What did the survey cover?
The survey received responses from more than 23,000 women who had a baby in February 2013.
- antenatal care
- care during labour and birth
- postnatal care
Visit Maternity survey 2013 for more information.
Compared to the results of the 2010 maternity survey:
- more women felt they were always involved in decisions about their care, both antenatally (77 per cent) and during labour and birth (74 per cent)
- more women said that they were able to move around and find a position that made them most comfortable during labour and birth ‘most of the time’ (71 per cent)
- more women said they definitely had confidence and trust in the staff caring for them during labour and birth (up from 73 per cent in 2010 to 78 percent).
- fewer women reported that they were not left alone at any time that worried them during labour and birth (75 per cent).
- almost one in five women said their concerns during labour and birth were not taken seriously (19 per cent)
Women were also able to provide comments at the end of the questionnaire which we analysed and grouped into key themes such as access to care, continuity of care and quality of care.
This showed that some women:
- said they felt ‘bullied’ into breastfeeding and that the pressure to breastfeed made them feel isolated and guilty
- reported experiences of poor pain management with some feeling they were not able to access pain relief quickly or that they were given insufficient quantities to control the pain.
CQC’s Chief Inspector of Hospitals, Professor Sir Mike Richards, said: “This survey is important because it tells us what is important to women, what they feel is working and what needs to improve.

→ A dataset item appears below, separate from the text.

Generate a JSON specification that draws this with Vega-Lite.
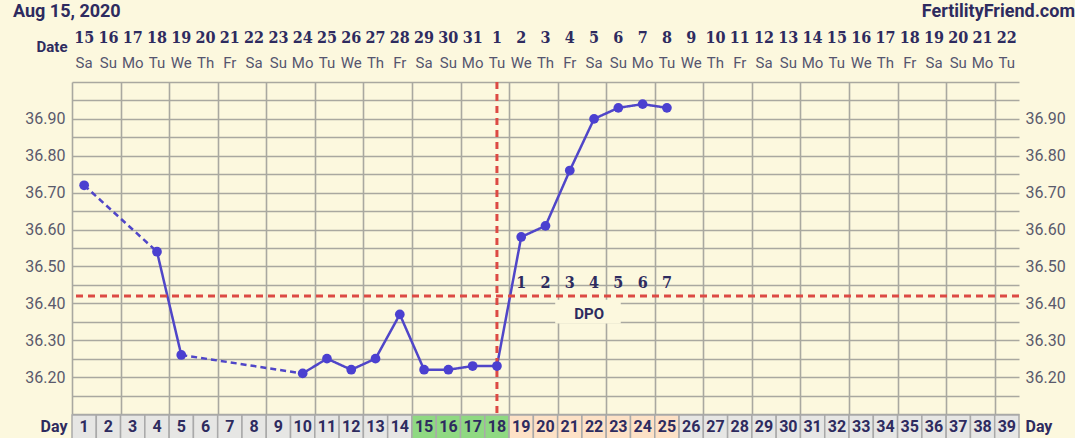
{
  "$schema": "https://vega.github.io/schema/vega-lite/v6.json",
  "background": "#fcf8de",
  "padding": {"left": 13, "top": 3, "right": 0, "bottom": 0},
  "config": {"view": {"stroke": null}},
  "title": {"text": "Aug 15, 2020", "anchor": "start", "frame": "group", "dx": -59, "offset": -18, "font": "Roboto", "fontSize": 18, "fontWeight": "bold", "color": "#2e2b5f"},
  "datasets": {
    "temps": [
      {"day": 1, "temp": 36.72}, {"day": 4, "temp": 36.54}, {"day": 5, "temp": 36.26},
      {"day": 10, "temp": 36.21}, {"day": 11, "temp": 36.25}, {"day": 12, "temp": 36.22},
      {"day": 13, "temp": 36.25}, {"day": 14, "temp": 36.37}, {"day": 15, "temp": 36.22},
      {"day": 16, "temp": 36.22}, {"day": 17, "temp": 36.23}, {"day": 18, "temp": 36.23},
      {"day": 19, "temp": 36.58}, {"day": 20, "temp": 36.61}, {"day": 21, "temp": 36.76},
      {"day": 22, "temp": 36.90}, {"day": 23, "temp": 36.93}, {"day": 24, "temp": 36.94},
      {"day": 25, "temp": 36.93}
    ],
    "segs": [
      {"seg": "a", "style": "dashed", "day": 1, "temp": 36.72},
      {"seg": "a", "style": "dashed", "day": 4, "temp": 36.54},
      {"seg": "b", "style": "solid", "day": 4, "temp": 36.54},
      {"seg": "b", "style": "solid", "day": 5, "temp": 36.26},
      {"seg": "c", "style": "dashed", "day": 5, "temp": 36.26},
      {"seg": "c", "style": "dashed", "day": 10, "temp": 36.21},
      {"seg": "d", "style": "solid", "day": 10, "temp": 36.21},
      {"seg": "d", "style": "solid", "day": 11, "temp": 36.25},
      {"seg": "d", "style": "solid", "day": 12, "temp": 36.22},
      {"seg": "d", "style": "solid", "day": 13, "temp": 36.25},
      {"seg": "d", "style": "solid", "day": 14, "temp": 36.37},
      {"seg": "d", "style": "solid", "day": 15, "temp": 36.22},
      {"seg": "d", "style": "solid", "day": 16, "temp": 36.22},
      {"seg": "d", "style": "solid", "day": 17, "temp": 36.23},
      {"seg": "d", "style": "solid", "day": 18, "temp": 36.23},
      {"seg": "d", "style": "solid", "day": 19, "temp": 36.58},
      {"seg": "d", "style": "solid", "day": 20, "temp": 36.61},
      {"seg": "d", "style": "solid", "day": 21, "temp": 36.76},
      {"seg": "d", "style": "solid", "day": 22, "temp": 36.90},
      {"seg": "d", "style": "solid", "day": 23, "temp": 36.93},
      {"seg": "d", "style": "solid", "day": 24, "temp": 36.94},
      {"seg": "d", "style": "solid", "day": 25, "temp": 36.93}
    ],
    "ovu": [{"day": 18, "coverline": 36.42}],
    "dpo": [
      {"day": 19, "dpo": 1}, {"day": 20, "dpo": 2}, {"day": 21, "dpo": 3}, {"day": 22, "dpo": 4},
      {"day": 23, "dpo": 5}, {"day": 24, "dpo": 6}, {"day": 25, "dpo": 7}
    ],
    "days": [
      {"day": 1, "date": "15", "wd": "Sa", "phase": "none"},
      {"day": 2, "date": "16", "wd": "Su", "phase": "none"},
      {"day": 3, "date": "17", "wd": "Mo", "phase": "none"},
      {"day": 4, "date": "18", "wd": "Tu", "phase": "none"},
      {"day": 5, "date": "19", "wd": "We", "phase": "none"},
      {"day": 6, "date": "20", "wd": "Th", "phase": "none"},
      {"day": 7, "date": "21", "wd": "Fr", "phase": "none"},
      {"day": 8, "date": "22", "wd": "Sa", "phase": "none"},
      {"day": 9, "date": "23", "wd": "Su", "phase": "none"},
      {"day": 10, "date": "24", "wd": "Mo", "phase": "none"},
      {"day": 11, "date": "25", "wd": "Tu", "phase": "none"},
      {"day": 12, "date": "26", "wd": "We", "phase": "none"},
      {"day": 13, "date": "27", "wd": "Th", "phase": "none"},
      {"day": 14, "date": "28", "wd": "Fr", "phase": "none"},
      {"day": 15, "date": "29", "wd": "Sa", "phase": "fertile"},
      {"day": 16, "date": "30", "wd": "Su", "phase": "fertile"},
      {"day": 17, "date": "31", "wd": "Mo", "phase": "fertile"},
      {"day": 18, "date": "1", "wd": "Tu", "phase": "fertile"},
      {"day": 19, "date": "2", "wd": "We", "phase": "dpo"},
      {"day": 20, "date": "3", "wd": "Th", "phase": "dpo"},
      {"day": 21, "date": "4", "wd": "Fr", "phase": "dpo"},
      {"day": 22, "date": "5", "wd": "Sa", "phase": "dpo"},
      {"day": 23, "date": "6", "wd": "Su", "phase": "dpo"},
      {"day": 24, "date": "7", "wd": "Mo", "phase": "dpo"},
      {"day": 25, "date": "8", "wd": "Tu", "phase": "dpo"},
      {"day": 26, "date": "9", "wd": "We", "phase": "none"},
      {"day": 27, "date": "10", "wd": "Th", "phase": "none"},
      {"day": 28, "date": "11", "wd": "Fr", "phase": "none"},
      {"day": 29, "date": "12", "wd": "Sa", "phase": "none"},
      {"day": 30, "date": "13", "wd": "Su", "phase": "none"},
      {"day": 31, "date": "14", "wd": "Mo", "phase": "none"},
      {"day": 32, "date": "15", "wd": "Tu", "phase": "none"},
      {"day": 33, "date": "16", "wd": "We", "phase": "none"},
      {"day": 34, "date": "17", "wd": "Th", "phase": "none"},
      {"day": 35, "date": "18", "wd": "Fr", "phase": "none"},
      {"day": 36, "date": "19", "wd": "Sa", "phase": "none"},
      {"day": 37, "date": "20", "wd": "Su", "phase": "none"},
      {"day": 38, "date": "21", "wd": "Mo", "phase": "none"},
      {"day": 39, "date": "22", "wd": "Tu", "phase": "none"}
    ]
  },
  "bounds": "flush",
  "spacing": 1,
  "vconcat": [
    {
      "width": 947,
      "height": 54,
      "title": {"text": "FertilityFriend.com", "anchor": "end", "frame": "group", "dx": 56, "offset": 6, "font": "Roboto", "fontSize": 18, "fontWeight": "bold", "color": "#2e2b5f"},
      "data": {"name": "days"},
      "layer": [
        {
          "mark": {"type": "text", "font": "DejaVu Serif Condensed, DejaVu Serif", "fontSize": 16, "fontWeight": "bold", "color": "#2e2b5f", "baseline": "middle"},
          "encoding": {
            "x": {"field": "day", "type": "quantitative", "scale": {"domain": [0.5, 39.5], "nice": false, "zero": false}, "axis": null},
            "y": {"datum": "Date", "type": "ordinal", "scale": {"domain": ["Date", "Weekday"], "range": [11, 36], "padding": 0},
                  "axis": {"orient": "left", "title": null, "ticks": false, "domain": false, "labelExpr": "datum.value == 'Date' ? 'Date' : ''", "labelFont": "Roboto", "labelFontSize": 15, "labelFontWeight": "bold", "labelColor": "#2e2b5f", "labelPadding": 5, "labelOffset": 8}},
            "text": {"field": "date"}
          }
        },
        {
          "mark": {"type": "text", "font": "Roboto", "fontSize": 15, "color": "#55556e", "baseline": "middle"},
          "encoding": {
            "x": {"field": "day", "type": "quantitative"},
            "y": {"datum": "Weekday", "type": "ordinal"},
            "text": {"field": "wd"}
          }
        }
      ]
    },
    {
      "width": 947,
      "height": 332,
      "layer": [
        {
          "data": {"name": "segs"},
          "mark": {"type": "line", "color": "#5046c8", "strokeWidth": 2.5},
          "encoding": {
            "x": {"field": "day", "type": "quantitative", "scale": {"domain": [0.5, 39.5], "nice": false, "zero": false},
                  "axis": {"values": [0.5,1.5,2.5,3.5,4.5,5.5,6.5,7.5,8.5,9.5,10.5,11.5,12.5,13.5,14.5,15.5,16.5,17.5,18.5,19.5,20.5,21.5,22.5,23.5,24.5,25.5,26.5,27.5,28.5,29.5,30.5,31.5,32.5,33.5,34.5,35.5,36.5,37.5,38.5,39.5], "grid": true, "gridColor": "#a9a8a0", "gridWidth": 1.6, "labels": false, "ticks": false, "domain": false, "title": null}},
            "y": {"field": "temp", "type": "quantitative", "scale": {"domain": [36.1, 37.0], "nice": false, "zero": false},
                  "axis": {"orient": "left", "values": [36.1,36.15,36.2,36.25,36.3,36.35,36.4,36.45,36.5,36.55,36.6,36.65,36.7,36.75,36.8,36.85,36.9,36.95,37.0], "grid": true, "gridColor": "#a9a8a0", "gridWidth": 1.6, "ticks": false, "domain": false, "title": null,
                           "labelExpr": "(abs(datum.value*10 - round(datum.value*10)) < 0.01 && datum.value > 36.15 && datum.value < 36.95) ? format(datum.value, '.2f') : ''",
                           "labelFont": "Roboto", "labelFontSize": 16, "labelColor": "#5a5a6c", "labelPadding": 7}},
            "detail": {"field": "seg"},
            "strokeDash": {"field": "style", "type": "nominal", "scale": {"domain": ["solid", "dashed"], "range": [[1, 0], [6, 4]]}, "legend": null}
          }
        },
        {
          "data": {"name": "ovu"},
          "mark": {"type": "rule", "color": "#dc4a44", "strokeWidth": 3, "strokeDash": [7, 5]},
          "encoding": {"x": {"field": "day", "type": "quantitative"}}
        },
        {
          "data": {"name": "ovu"},
          "mark": {"type": "rule", "color": "#dc4a44", "strokeWidth": 3, "strokeDash": [7, 5]},
          "encoding": {"y": {"field": "coverline", "type": "quantitative", "axis": null}}
        },
        {
          "data": {"name": "ovu"},
          "mark": {"type": "rect", "color": "#fcf8de"},
          "encoding": {
            "x": {"datum": 20.4, "type": "quantitative"}, "x2": {"datum": 23.1},
            "y": {"datum": 36.345, "type": "quantitative", "axis": null}, "y2": {"datum": 36.41}
          }
        },
        {
          "data": {"name": "ovu"},
          "mark": {"type": "text", "font": "Roboto", "fontSize": 15, "fontWeight": "bold", "color": "#2e2b5f", "baseline": "middle"},
          "encoding": {
            "x": {"datum": 21.8, "type": "quantitative"},
            "y": {"datum": 36.372, "type": "quantitative", "axis": null},
            "text": {"value": "DPO"}
          }
        },
        {
          "data": {"name": "dpo"},
          "mark": {"type": "text", "font": "DejaVu Serif Condensed, DejaVu Serif", "fontSize": 16, "fontWeight": "bold", "color": "#2e2b5f", "baseline": "middle", "dy": -13},
          "encoding": {
            "x": {"field": "day", "type": "quantitative"},
            "y": {"datum": 36.42, "type": "quantitative", "axis": null},
            "text": {"field": "dpo"}
          }
        },
        {
          "data": {"name": "temps"},
          "mark": {"type": "circle", "color": "#4b40d0", "size": 95, "opacity": 1},
          "encoding": {
            "x": {"field": "day", "type": "quantitative"},
            "y": {"field": "temp", "type": "quantitative",
                  "axis": {"orient": "right", "values": [36.1,36.15,36.2,36.25,36.3,36.35,36.4,36.45,36.5,36.55,36.6,36.65,36.7,36.75,36.8,36.85,36.9,36.95,37.0], "grid": false, "ticks": false, "domain": false, "title": null,
                           "labelExpr": "(abs(datum.value*10 - round(datum.value*10)) < 0.01 && datum.value > 36.15 && datum.value < 36.95) ? format(datum.value, '.2f') : ''",
                           "labelFont": "Roboto", "labelFontSize": 16, "labelColor": "#5a5a6c", "labelPadding": 6}}
          }
        }
      ],
      "resolve": {"axis": {"y": "independent"}}
    },
    {
      "width": 947,
      "height": 24,
      "data": {"name": "days"},
      "layer": [
        {
          "mark": {"type": "rect", "stroke": "#a9a9a9", "strokeWidth": 1.5},
          "encoding": {
            "x": {"field": "day", "type": "ordinal", "scale": {"type": "band", "paddingInner": 0, "paddingOuter": 0}, "axis": null},
            "y": {"datum": "Day", "type": "nominal", "scale": {"type": "band", "paddingInner": 0, "paddingOuter": 0},
                  "axis": {"orient": "left", "title": null, "ticks": false, "domain": false, "labelFont": "Roboto", "labelFontSize": 16, "labelFontWeight": "bold", "labelColor": "#2e2b5f", "labelPadding": 5}},
            "color": {"field": "phase", "type": "nominal", "scale": {"domain": ["none", "fertile", "dpo"], "range": ["#e6e6e4", "#8fd982", "#fde1c6"]}, "legend": null}
          }
        },
        {
          "mark": {"type": "text", "font": "Roboto", "fontSize": 16, "fontWeight": "bold", "color": "#2e2b5f", "baseline": "middle"},
          "encoding": {
            "x": {"field": "day", "type": "ordinal"},
            "y": {"datum": "Day", "type": "nominal",
                  "axis": {"orient": "right", "title": null, "ticks": false, "domain": false, "labelFont": "Roboto", "labelFontSize": 16, "labelFontWeight": "bold", "labelColor": "#2e2b5f", "labelPadding": 6}},
            "text": {"field": "day"}
          }
        }
      ],
      "resolve": {"axis": {"y": "independent"}}
    }
  ]
}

“I’m encouraged there are improvements but in too many cases, the quality of care delivered is just not good enough. Women and their partners are being left alone when it worries them, toilets and wards are described as unclean and some women are not given the pain relief they had expected or planned to use in their birth plan.“Further findings of note include those about continuity of care, these suggest to me that women do not mind seeing different midwives if the information and messages they receive is consistent.
“Feedback in the comments given to us show at times, a truly shocking picture of experiences that should be the most joyous time in a woman’s life, not the most frightening.”